■ **What to produce**
All the data must come back unchanged, except that pictures are left out.

■ **Given material**
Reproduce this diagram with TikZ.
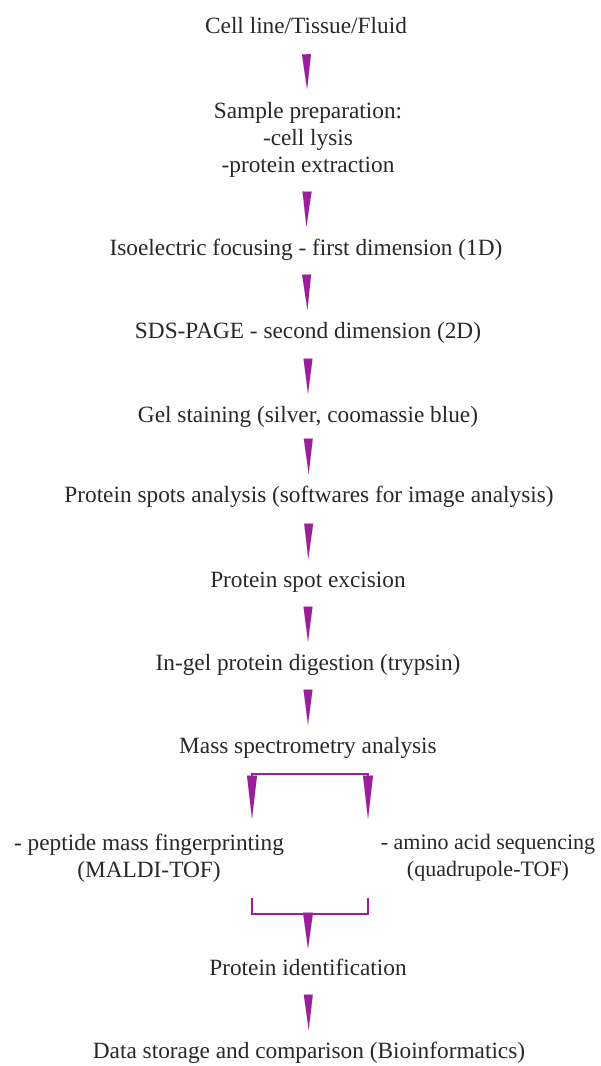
\documentclass[tikz,border=0pt]{standalone}
\usepackage{fontspec}
\setmainfont{Liberation Serif}
\usetikzlibrary{arrows.meta,calc}
\definecolor{pur}{RGB}{155,30,155}
\definecolor{txt}{RGB}{40,40,40}
\begin{document}
\begin{tikzpicture}[x=1pt,y=-1pt,
  lbl/.style={font=\fontsize{23.3}{27}\selectfont, text=txt, inner sep=0pt, text height=16pt, text depth=4.5pt},
  mlbl/.style={font=\fontsize{23.3}{27}\selectfont, text=txt, inner sep=0pt, align=center},
  flow/.style={draw=pur, line width=0.01pt, shorten <=15pt, shorten >=13pt, -{Triangle[length=35pt,width=9pt]}},
  branch/.style={draw=pur, line width=0.01pt, shorten <=1pt, shorten >=15pt, -{Triangle[length=43pt,width=10pt]}},
  merge/.style={draw=pur, line width=0.01pt, shorten >=11pt, -{Triangle[length=36pt,width=10pt]}},
  brk/.style={draw=pur, line width=2.8pt}]
\useasboundingbox[fill=white] (0,0) rectangle (600,1066);

\node[lbl] (cell) at (306,28) {Cell line/Tissue/Fluid};
\node[mlbl] (prep) at (308,140) {Sample preparation:\\-cell lysis\\-protein extraction};
\node[lbl] (iso) at (306,250) {Isoelectric focusing - first dimension (1D)};
\node[lbl] (sds) at (308,333) {SDS-PAGE - second dimension (2D)};
\node[lbl] (gel) at (308,417) {Gel staining (silver, coomassie blue)};
\node[lbl] (spots) at (309,497) {Protein spots analysis (softwares for image analysis)};
\node[lbl] (exc) at (308,582) {Protein spot excision};
\node[lbl] (dig) at (308,665) {In-gel protein digestion (trypsin)};
\node[lbl] (ms) at (308,748) {Mass spectrometry analysis};
\node[mlbl] (pmf) at (149,858) {- peptide mass fingerprinting\\(MALDI-TOF)};
\node[mlbl, font=\fontsize{22}{27}\selectfont] (aas) at (488,858) {- amino acid sequencing\\(quadrupole-TOF)};
\node[lbl] (pid) at (308,970) {Protein identification};
\node[lbl] (data) at (309,1053) {Data storage and comparison (Bioinformatics)};

\draw[flow] (cell) -- (prep);
\draw[flow] (prep) -- (iso);
\draw[flow] (iso) -- (sds);
\draw[flow] (sds) -- (gel);
\draw[flow] (gel) -- (spots);
\draw[flow] (spots) -- (exc);
\draw[flow] (exc) -- (dig);
\draw[flow] (dig) -- (ms);

\coordinate (bl) at (252,774);
\coordinate (br) at (368,774);
\draw[brk] ($(bl)+(0,6)$) -- (bl) -- (br) -- ($(br)+(0,6)$);
\draw[branch] (bl) -- (bl |- pmf.north);
\draw[branch] (br) -- (br |- pmf.north);

\coordinate (cl) at (252,914);
\coordinate (cr) at (368,914);
\coordinate (cm) at (308,914);
\draw[brk] ($(cl)+(0,-16)$) -- (cl) -- (cr) -- ($(cr)+(0,-16)$);
\draw[merge] (cm) -- (pid);
\draw[flow] (pid) -- (data);
\end{tikzpicture}
\end{document}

■ **Correct output**
Reproduce this diagram with TikZ.
\documentclass[tikz,border=0pt]{standalone}
\usepackage{fontspec}
\setmainfont{Liberation Serif}
\usetikzlibrary{arrows.meta,calc}
\definecolor{pur}{RGB}{155,30,155}
\definecolor{txt}{RGB}{40,40,40}
\begin{document}
\begin{tikzpicture}[x=1pt,y=-1pt,
  lbl/.style={font=\fontsize{23.3}{27}\selectfont, text=txt, inner sep=0pt, text height=16pt, text depth=4.5pt},
  mlbl/.style={font=\fontsize{23.3}{27}\selectfont, text=txt, inner sep=0pt, align=center},
  flow/.style={draw=pur, line width=0.01pt, shorten <=15pt, shorten >=13pt, -{Triangle[length=35pt,width=9pt]}},
  branch/.style={draw=pur, line width=0.01pt, shorten <=1pt, shorten >=15pt, -{Triangle[length=43pt,width=10pt]}},
  merge/.style={draw=pur, line width=0.01pt, shorten >=11pt, -{Triangle[length=36pt,width=10pt]}},
  brk/.style={draw=pur, line width=2.8pt}]
\useasboundingbox[fill=white] (0,0) rectangle (600,1066);

\node[lbl] (cell) at (306,28) {Cell line/Tissue/Fluid};
\node[mlbl] (prep) at (308,140) {Sample preparation:\\-cell lysis\\-protein extraction};
\node[lbl] (iso) at (306,250) {Isoelectric focusing - first dimension (1D)};
\node[lbl] (sds) at (308,333) {SDS-PAGE - second dimension (2D)};
\node[lbl] (gel) at (308,417) {Gel staining (silver, coomassie blue)};
\node[lbl] (spots) at (309,497) {Protein spots analysis (softwares for image analysis)};
\node[lbl] (exc) at (308,582) {Protein spot excision};
\node[lbl] (dig) at (308,665) {In-gel protein digestion (trypsin)};
\node[lbl] (ms) at (308,748) {Mass spectrometry analysis};
\node[mlbl] (pmf) at (149,858) {- peptide mass fingerprinting\\(MALDI-TOF)};
\node[mlbl, font=\fontsize{22}{27}\selectfont] (aas) at (488,858) {- amino acid sequencing\\(quadrupole-TOF)};
\node[lbl] (pid) at (308,970) {Protein identification};
\node[lbl] (data) at (309,1053) {Data storage and comparison (Bioinformatics)};

\draw[flow] (cell) -- (prep);
\draw[flow] (prep) -- (iso);
\draw[flow] (iso) -- (sds);
\draw[flow] (sds) -- (gel);
\draw[flow] (gel) -- (spots);
\draw[flow] (spots) -- (exc);
\draw[flow] (exc) -- (dig);
\draw[flow] (dig) -- (ms);

\coordinate (bl) at (252,774);
\coordinate (br) at (368,774);
\draw[brk] ($(bl)+(0,6)$) -- (bl) -- (br) -- ($(br)+(0,6)$);
\draw[branch] (bl) -- (bl |- pmf.north);
\draw[branch] (br) -- (br |- pmf.north);

\coordinate (cl) at (252,914);
\coordinate (cr) at (368,914);
\coordinate (cm) at (308,914);
\draw[brk] ($(cl)+(0,-16)$) -- (cl) -- (cr) -- ($(cr)+(0,-16)$);
\draw[merge] (cm) -- (pid);
\draw[flow] (pid) -- (data);
\end{tikzpicture}
\end{document}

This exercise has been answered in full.